Sangallese di nascita, locarnese di lì in avanti (con parentesi svedese), Johan Cosar ha minato la neutralità svizzera combattendo l’Isis in Siria nelle file di un esercito straniero. Lo ha stabilito ieri la Giustizia militare. Una carriera nell’esercito elvetico, nel 2012 il 36enne di origini siriane ha imbracciato le armi con il Syrian Military Council (Smc) per difendere, sì, i siriaco-cristiani del nord del paese, ma non autorizzato dal Consiglio federale. La pena pecuniaria di 90 aliquote giornaliere di 50 franchi è sospesa per 3 anni; non la multa da 500 franchi.

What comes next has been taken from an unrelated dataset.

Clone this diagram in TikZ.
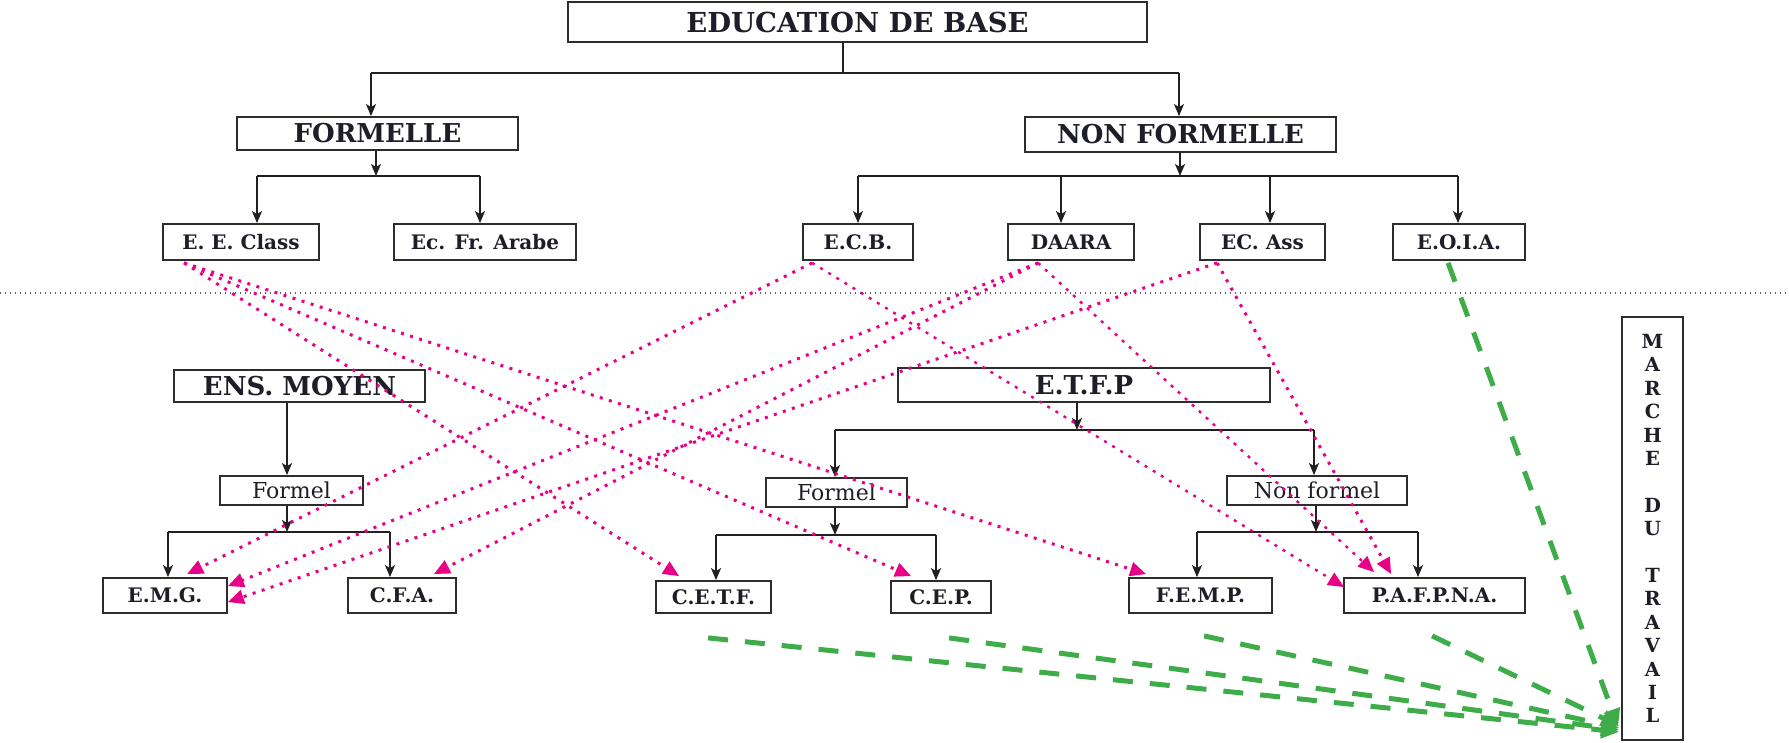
\documentclass[tikz,border=0pt]{standalone}
\usepackage{fontspec}
\setmainfont{DejaVu Serif}
\usetikzlibrary{arrows.meta,calc}
\definecolor{boxc}{RGB}{45,45,45}
\definecolor{linec}{RGB}{35,31,32}
\definecolor{pinkc}{RGB}{232,0,135}
\definecolor{greenc}{RGB}{62,172,72}
\definecolor{sepc}{RGB}{90,90,90}
\definecolor{txtc}{RGB}{30,30,40}
\begin{document}
\begin{tikzpicture}[x=1pt,y=-1pt,
  box/.style={draw=boxc, line width=1.8pt, inner sep=0pt, text=txtc, anchor=center},
  hdr/.style={box, font=\bfseries\fontsize{26}{28}\selectfont},
  lbl/.style={box, font=\bfseries\fontsize{20}{22}\selectfont},
  reg/.style={box, font=\fontsize{22}{24}\selectfont},
  tree/.style={draw=linec, line width=1.6pt},
  tarr/.style={tree, -{Stealth[length=12pt,width=10pt,inset=3pt]}},
  pinkarr/.style={draw=pinkc, line width=3pt, dash pattern=on 3pt off 6.5pt, -{Triangle[length=16pt,width=14pt]}},
  greenarr/.style={draw=greenc, line width=5pt, dash pattern=on 20pt off 17pt, -{Triangle[length=18pt,width=16pt]}},
  sepline/.style={draw=sepc, line width=1.4pt, dash pattern=on 1.4pt off 3.6pt}]
\useasboundingbox (0,0) rectangle (1789,743);

% ---------- boxes ----------
\node[hdr, minimum width=579pt, minimum height=40pt, font=\bfseries\fontsize{27.5}{29}\selectfont] (edu) at (857.5,22) {EDUCATION DE BASE};
\node[hdr, minimum width=281pt, minimum height=33pt] (formelle) at (377.5,133.5) {FORMELLE};
\node[hdr, minimum width=311pt, minimum height=35pt] (nonformelle) at (1180.5,134.5) {NON FORMELLE};

\node[lbl, minimum width=156pt, minimum height=36pt] (eeclass) at (241,242) {E. E. Class};
\node[lbl, minimum width=182pt, minimum height=36pt] (ecfr) at (485,242) {Ec. Fr. Arabe};
\node[lbl, minimum width=110pt, minimum height=36pt] (ecb) at (858,242) {E.C.B.};
\node[lbl, minimum width=126pt, minimum height=36pt] (daara) at (1071,242) {DAARA};
\node[lbl, minimum width=125pt, minimum height=36pt] (ecass) at (1262.5,242) {EC. Ass};
\node[lbl, minimum width=132pt, minimum height=36pt] (eoia) at (1459,242) {E.O.I.A.};

\node[hdr, minimum width=251pt, minimum height=32pt] (ensmoyen) at (299.5,386) {ENS. MOYEN};
\node[reg, minimum width=143pt, minimum height=29pt] (formelL) at (291.5,490.5) {Formel};
\node[lbl, minimum width=124pt, minimum height=35pt] (emg) at (165,595.5) {E.M.G.};
\node[lbl, minimum width=108pt, minimum height=35pt] (cfa) at (402,595.5) {C.F.A.};

\node[hdr, minimum width=372pt, minimum height=34pt] (etfp) at (1084,385) {E.T.F.P};
\node[reg, minimum width=141pt, minimum height=29pt] (formelR) at (836.5,492.5) {Formel};
\node[reg, minimum width=180pt, minimum height=29pt] (nonformel) at (1317,490.5) {Non formel};
\node[lbl, minimum width=115pt, minimum height=32pt] (cetf) at (713.5,597) {C.E.T.F.};
\node[lbl, minimum width=100pt, minimum height=32pt] (cep) at (941,597) {C.E.P.};
\node[lbl, minimum width=143pt, minimum height=35pt] (femp) at (1200.5,595.5) {F.E.M.P.};
\node[lbl, minimum width=181pt, minimum height=35pt] (pafpna) at (1434.5,595.5) {P.A.F.P.N.A.};

\node[box, minimum width=61pt, minimum height=423pt, align=center,
      font=\bfseries\fontsize{19.5}{23.4}\selectfont] (marche) at (1652.5,528.5)
  {M\\A\\R\\C\\H\\E\\[23.4pt]D\\U\\[23.4pt]T\\R\\A\\V\\A\\I\\L};

% ---------- separator ----------
\coordinate (sepL) at (0,293);
\coordinate (sepR) at (1789,293);
\draw[sepline] (sepL) -- (sepR);

% ---------- tree connectors ----------
\coordinate (j1) at (843,73); \coordinate (b1L) at (371,73); \coordinate (b1R) at (1179,73);
\draw[tree] (edu.south -| j1) -- (j1);
\draw[tree] (b1L) -- (b1R);
\draw[tarr] (b1L) -- (formelle.north -| b1L);
\draw[tarr] (b1R) -- (nonformelle.north -| b1R);

\coordinate (j2) at (376,176); \coordinate (b2L) at (257,176); \coordinate (b2R) at (480,176);
\draw[tarr] (formelle.south -| j2) -- (j2);
\draw[tree] (b2L) -- (b2R);
\draw[tarr] (b2L) -- (eeclass.north -| b2L);
\draw[tarr] (b2R) -- (ecfr.north -| b2R);

\coordinate (j3) at (1180,176);
\coordinate (b3a) at (858,176); \coordinate (b3b) at (1061,176);
\coordinate (b3c) at (1270,176); \coordinate (b3d) at (1458,176);
\draw[tarr] (nonformelle.south -| j3) -- (j3);
\draw[tree] (b3a) -- (b3d);
\draw[tarr] (b3a) -- (ecb.north -| b3a);
\draw[tarr] (b3b) -- (daara.north -| b3b);
\draw[tarr] (b3c) -- (ecass.north -| b3c);
\draw[tarr] (b3d) -- (eoia.north -| b3d);

\coordinate (x4) at (287,440);
\draw[tarr] (ensmoyen.south -| x4) -- (formelL.north -| x4);
\coordinate (j5) at (287,532); \coordinate (b5L) at (168,532); \coordinate (b5R) at (390,532);
\draw[tarr] (formelL.south -| j5) -- (j5);
\draw[tree] (b5L) -- (b5R);
\draw[tarr] (b5L) -- (emg.north -| b5L);
\draw[tarr] (b5R) -- (cfa.north -| b5R);

\coordinate (j6) at (1077,430); \coordinate (b6L) at (835,430); \coordinate (b6R) at (1314,430);
\draw[tarr] (etfp.south -| j6) -- (j6);
\draw[tree] (b6L) -- (b6R);
\draw[tarr] (b6L) -- (formelR.north -| b6L);
\draw[tarr] (b6R) -- (nonformel.north -| b6R);

\coordinate (j7) at (835,535); \coordinate (b7L) at (716,535); \coordinate (b7R) at (936,535);
\draw[tarr] (formelR.south -| j7) -- (j7);
\draw[tree] (b7L) -- (b7R);
\draw[tarr] (b7L) -- (cetf.north -| b7L);
\draw[tarr] (b7R) -- (cep.north -| b7R);

\coordinate (j8) at (1316,532); \coordinate (b8L) at (1197,532); \coordinate (b8R) at (1418,532);
\draw[tarr] (nonformel.south -| j8) -- (j8);
\draw[tree] (b8L) -- (b8R);
\draw[tarr] (b8L) -- (femp.north -| b8L);
\draw[tarr] (b8R) -- (pafpna.north -| b8R);

% ---------- pink dotted arrows ----------
\coordinate (sEE) at ($(eeclass.south west)+(22,2)$);
\coordinate (sECB) at ($(ecb.south west)+(10,2)$);
\coordinate (sDA) at ($(daara.south west)+(31,2)$);
\coordinate (sECA) at ($(ecass.south west)+(18,2)$);

\draw[pinkarr] (sEE) -- ($(cetf.north west)+(24,-4)$);
\draw[pinkarr] (sEE) -- ($(cep.north west)+(21,-4)$);
\draw[pinkarr] (sEE) -- ($(femp.north west)+(18,-3)$);
\draw[pinkarr] (sECB) -- ($(emg.north west)+(85,-3)$);
\draw[pinkarr, line width=2.4pt] (sECB) -- ($(pafpna.north west)+(1,10)$);
\draw[pinkarr] (sDA) -- ($(emg.north east)+(0,9)$);
\draw[pinkarr] (sDA) -- ($(cfa.north east)+(-23,-3)$);
\draw[pinkarr, line width=2.4pt] (sDA) -- ($(pafpna.north west)+(31,-5)$);
\draw[pinkarr] (sECA) -- ($(emg.north east)+(0,25)$);
\draw[pinkarr] (sECA) -- ($(pafpna.north west)+(48,-3)$);

% ---------- green dashed arrows ----------
\coordinate (gEO) at ($(eoia.south west)+(56,2)$);
\coordinate (gCETF) at ($(cetf.south west)+(53,24)$);
\coordinate (gCEP) at ($(cep.south west)+(59,24)$);
\coordinate (gFEMP) at ($(femp.south west)+(76,22)$);
\coordinate (gPAF) at ($(pafpna.south west)+(89,22)$);

\draw[greenarr] (gEO) -- ($(marche.south west)+(-3,-14)$);
\draw[greenarr] (gCETF) -- ($(marche.south west)+(-2,-9)$);
\draw[greenarr] (gCEP) -- ($(marche.south west)+(-2,-11)$);
\draw[greenarr] (gFEMP) -- ($(marche.south west)+(-2,-13)$);
\draw[greenarr] (gPAF) -- ($(marche.south west)+(-2,-15)$);
\end{tikzpicture}
\end{document}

Violata la neutralità, non di meno la puntualità rossocrociata. I metal detector del Tribunale penale federale filtrano una settantina di presenti, prevalentemente della comunità siro-aramea; tornati anche noi in possesso di cinture e scarpe, mezz’ora più tardi del previsto ci è nota la sorte di Cosar e del cugino, l’uomo dietro la pagina social della milizia. Non prima di una premessa: «Ogni dibattimento penale è delicato per sua natura. Alcuni di più, per i valori che chiamano in causa», annuncia il colonnello Mario Bazzi che dallo scorso mercoledì incarna la Giustizia militare. Forse per stemperare, almeno formalmente, il clima sereno nel quale si è svolto il processo, spiega che «la giuria è stata chiamata ad applicare la legge «scevra da simpatie o altro che non sia di carattere legale», chiarendo la difficoltà di inoltrarsi «in ambiti senza precedenti, o risalenti a tanto tempo fa».
‘Non vi fu reclutamento’
Assolti entrambi, Cosar e il cugino, dalle accuse di arruolamento o favoreggiamento per non esservi, oggettivamente, «prove di elvetici arruolati nel Smc, né interessati all’arruolamento». Quanto al “senza precedenti” di cui sopra, «la dottrina è datata – spiega il giudice – risalente a un’epoca in cui non vi erano internet, smartphone e social network»; cosa che «riduce il sapere se pubblicare su facebook foto e video sia favoreggiamento ai sensi dell’articolo 94». Non di meno, agli atti «non vi sono copie di pagine facebook, personali o del Smc, rendendo impossibile valutare «la portata delle foto e dei video pubblicati». Nemmeno l’aver raccolto dati, indicato il tragitto per la Siria, segnalato potenziali interessati (senza nomi di cittadini elvetici) via social possono dirsi prove. Anche perché «i semplici atti preparatori non sono punibili». Soggettivamente, «se gli accusati – continua Bazzi – integrati nella diaspora siriaca in Europa e Svizzera, avessero cercato miliziani, atto logico sarebbe stato rivolgersi alla loro comunità». Ciò non impedisce al giudice di definire «giocare col fuoco» l’operato del cugino-social.
‘A scanso di equivoci’
Quanto a Cosar, il suo «O mi arruolavo o morivo» alla giuria non basta; da leggersi come «non è dimostrato lo stato di necessità» per essersi unito a una milizia straniera; rigettato pure l’errore sui fatti, perché «chi ha fatto le scuole e ha avuto una carriera militare in Svizzera non può non sapere del divieto di combattere per altre nazioni». A conferma di ciò, la prova regina agli atti: «Se mi scoprono rischio 3 anni», nell’sms al cugino. Detto questo, e del ricorso annunciato dalla difesa, il temporaneo finale di questa storia ha risvolti velatamente umani: «Cosar non ha cercato la guerra civile, ma ne è stato investito suo malgrado» chiarisce il giudice, rimarcando dell’ex sergente «l’impegno per difendere una minoranza già oggetto di epurazioni etniche e che rischiava pari trattamento dallo Stato islamico»; ricordando l’aver combattuto l’Isis «riconosciuto anche dalla Confederazione come movimento terroristico» e sofferto la sparizione del padre, la cui immagine campeggia sui manifesti davanti al Tribunale. Per tutto ciò, «la Corte gli riconosce l’aver agito per motivi onorevoli». Fermo restando che «a scanso di equivoci – conclude Bazzi – la pena pecuniaria e dimezzata non è un lasciapassare per chiunque voglia andare a battersi contro i terroristi. Questa conclusione è frutto di una lunga ponderazione sulla situazione concreta di Johan Cosar, quindi difficilmente ripetibile in altri casi».